• _GIVEN EXERCISE_:
Retype the listing below line for line, but only from the line with "Give me the matplotlib source for this chart." down to the line with "ax = fig.add_axes([0.0514, 0.151, 0.9456, 0.721], facecolor=BG)", inclusive. Pictures stay out.

--- Begin MATERIALS PROVIDED ---

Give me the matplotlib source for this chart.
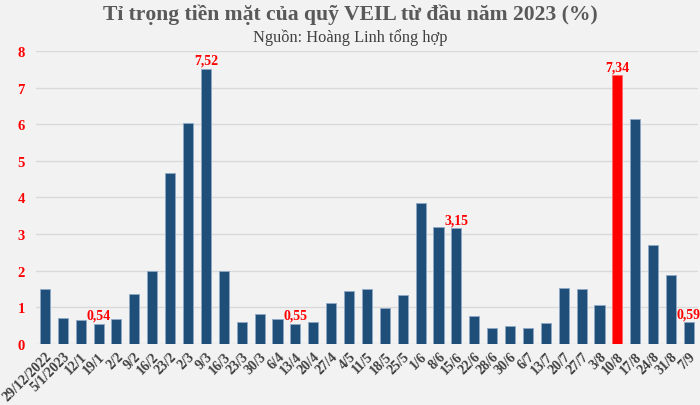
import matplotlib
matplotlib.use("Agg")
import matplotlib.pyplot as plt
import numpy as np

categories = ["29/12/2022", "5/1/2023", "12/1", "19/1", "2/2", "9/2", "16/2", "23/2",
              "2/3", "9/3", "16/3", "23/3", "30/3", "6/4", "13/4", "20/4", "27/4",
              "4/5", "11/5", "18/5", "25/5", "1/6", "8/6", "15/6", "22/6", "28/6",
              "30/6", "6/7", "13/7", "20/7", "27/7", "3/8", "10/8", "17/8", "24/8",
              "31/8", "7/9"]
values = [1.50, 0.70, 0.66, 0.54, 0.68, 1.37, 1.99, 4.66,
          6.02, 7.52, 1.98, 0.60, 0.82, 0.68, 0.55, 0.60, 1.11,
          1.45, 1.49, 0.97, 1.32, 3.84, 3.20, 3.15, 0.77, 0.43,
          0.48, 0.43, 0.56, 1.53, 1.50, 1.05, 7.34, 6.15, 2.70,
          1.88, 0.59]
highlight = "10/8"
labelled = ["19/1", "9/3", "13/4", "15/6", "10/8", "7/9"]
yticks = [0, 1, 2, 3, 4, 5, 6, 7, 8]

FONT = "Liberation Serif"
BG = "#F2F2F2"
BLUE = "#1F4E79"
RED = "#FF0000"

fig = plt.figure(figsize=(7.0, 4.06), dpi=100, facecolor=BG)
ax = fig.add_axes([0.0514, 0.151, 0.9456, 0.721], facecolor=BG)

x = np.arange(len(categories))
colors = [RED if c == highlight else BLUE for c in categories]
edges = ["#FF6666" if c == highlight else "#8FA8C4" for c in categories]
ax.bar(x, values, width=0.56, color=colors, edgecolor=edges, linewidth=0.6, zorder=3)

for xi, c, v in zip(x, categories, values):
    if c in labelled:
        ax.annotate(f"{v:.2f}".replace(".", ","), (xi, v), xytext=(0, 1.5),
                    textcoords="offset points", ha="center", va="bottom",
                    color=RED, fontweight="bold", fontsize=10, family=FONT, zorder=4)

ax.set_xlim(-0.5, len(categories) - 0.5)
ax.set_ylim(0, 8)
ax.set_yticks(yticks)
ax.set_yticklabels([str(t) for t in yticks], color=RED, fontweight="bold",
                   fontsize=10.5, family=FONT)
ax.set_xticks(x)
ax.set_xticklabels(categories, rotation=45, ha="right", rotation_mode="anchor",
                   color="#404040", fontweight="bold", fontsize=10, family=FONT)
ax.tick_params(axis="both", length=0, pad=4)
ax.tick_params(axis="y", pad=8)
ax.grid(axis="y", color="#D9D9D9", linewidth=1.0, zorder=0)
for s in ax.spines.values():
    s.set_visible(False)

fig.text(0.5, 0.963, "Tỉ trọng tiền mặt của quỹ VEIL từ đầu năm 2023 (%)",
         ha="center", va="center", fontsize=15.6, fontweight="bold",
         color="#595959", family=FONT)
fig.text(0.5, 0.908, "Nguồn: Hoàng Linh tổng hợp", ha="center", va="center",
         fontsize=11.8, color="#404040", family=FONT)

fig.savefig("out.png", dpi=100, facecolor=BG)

--- End MATERIALS PROVIDED ---
--- Begin MATERIALS PROVIDED ---

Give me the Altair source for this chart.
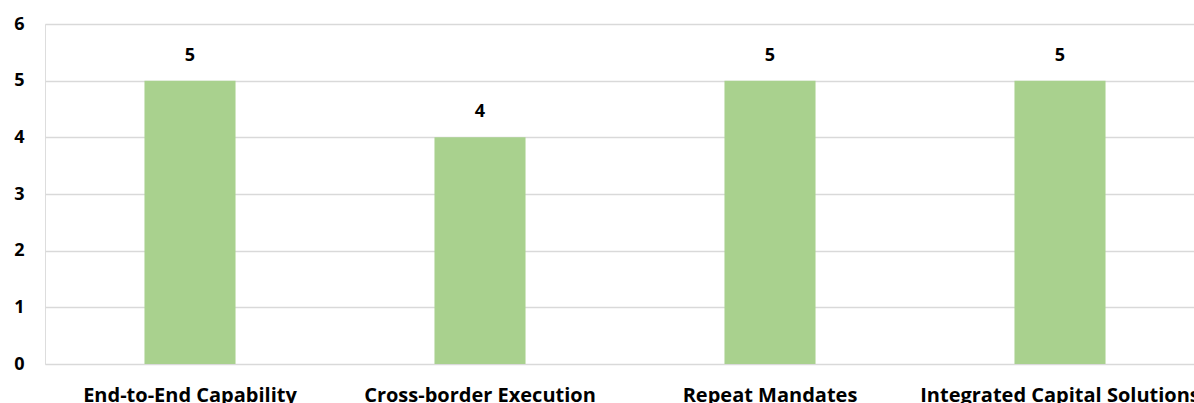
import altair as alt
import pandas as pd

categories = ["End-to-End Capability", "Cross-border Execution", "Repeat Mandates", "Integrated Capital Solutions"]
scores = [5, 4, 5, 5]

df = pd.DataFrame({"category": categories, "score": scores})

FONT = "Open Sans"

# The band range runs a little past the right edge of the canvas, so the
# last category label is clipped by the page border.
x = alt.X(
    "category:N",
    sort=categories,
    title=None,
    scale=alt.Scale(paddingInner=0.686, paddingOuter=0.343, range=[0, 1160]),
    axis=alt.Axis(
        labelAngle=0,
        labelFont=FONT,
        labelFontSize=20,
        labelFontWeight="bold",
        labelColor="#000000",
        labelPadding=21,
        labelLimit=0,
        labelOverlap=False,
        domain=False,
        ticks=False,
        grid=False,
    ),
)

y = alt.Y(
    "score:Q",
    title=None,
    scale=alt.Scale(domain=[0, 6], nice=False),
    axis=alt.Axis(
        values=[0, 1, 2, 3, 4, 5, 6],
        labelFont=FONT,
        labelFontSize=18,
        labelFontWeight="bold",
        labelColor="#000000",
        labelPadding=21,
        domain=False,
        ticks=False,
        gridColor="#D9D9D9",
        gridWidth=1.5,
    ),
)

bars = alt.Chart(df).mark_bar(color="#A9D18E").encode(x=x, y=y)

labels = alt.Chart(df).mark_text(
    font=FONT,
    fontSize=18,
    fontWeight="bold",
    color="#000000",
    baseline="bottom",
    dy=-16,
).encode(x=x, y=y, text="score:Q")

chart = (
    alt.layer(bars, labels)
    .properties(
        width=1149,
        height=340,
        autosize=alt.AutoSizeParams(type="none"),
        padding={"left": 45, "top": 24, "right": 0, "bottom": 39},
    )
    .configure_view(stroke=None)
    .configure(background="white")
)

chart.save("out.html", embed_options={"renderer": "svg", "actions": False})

--- End MATERIALS PROVIDED ---

• _TASK SOLUTION_:
Give me the matplotlib source for this chart.
import matplotlib
matplotlib.use("Agg")
import matplotlib.pyplot as plt
import numpy as np

categories = ["29/12/2022", "5/1/2023", "12/1", "19/1", "2/2", "9/2", "16/2", "23/2",
              "2/3", "9/3", "16/3", "23/3", "30/3", "6/4", "13/4", "20/4", "27/4",
              "4/5", "11/5", "18/5", "25/5", "1/6", "8/6", "15/6", "22/6", "28/6",
              "30/6", "6/7", "13/7", "20/7", "27/7", "3/8", "10/8", "17/8", "24/8",
              "31/8", "7/9"]
values = [1.50, 0.70, 0.66, 0.54, 0.68, 1.37, 1.99, 4.66,
          6.02, 7.52, 1.98, 0.60, 0.82, 0.68, 0.55, 0.60, 1.11,
          1.45, 1.49, 0.97, 1.32, 3.84, 3.20, 3.15, 0.77, 0.43,
          0.48, 0.43, 0.56, 1.53, 1.50, 1.05, 7.34, 6.15, 2.70,
          1.88, 0.59]
highlight = "10/8"
labelled = ["19/1", "9/3", "13/4", "15/6", "10/8", "7/9"]
yticks = [0, 1, 2, 3, 4, 5, 6, 7, 8]

FONT = "Liberation Serif"
BG = "#F2F2F2"
BLUE = "#1F4E79"
RED = "#FF0000"

fig = plt.figure(figsize=(7.0, 4.06), dpi=100, facecolor=BG)
ax = fig.add_axes([0.0514, 0.151, 0.9456, 0.721], facecolor=BG)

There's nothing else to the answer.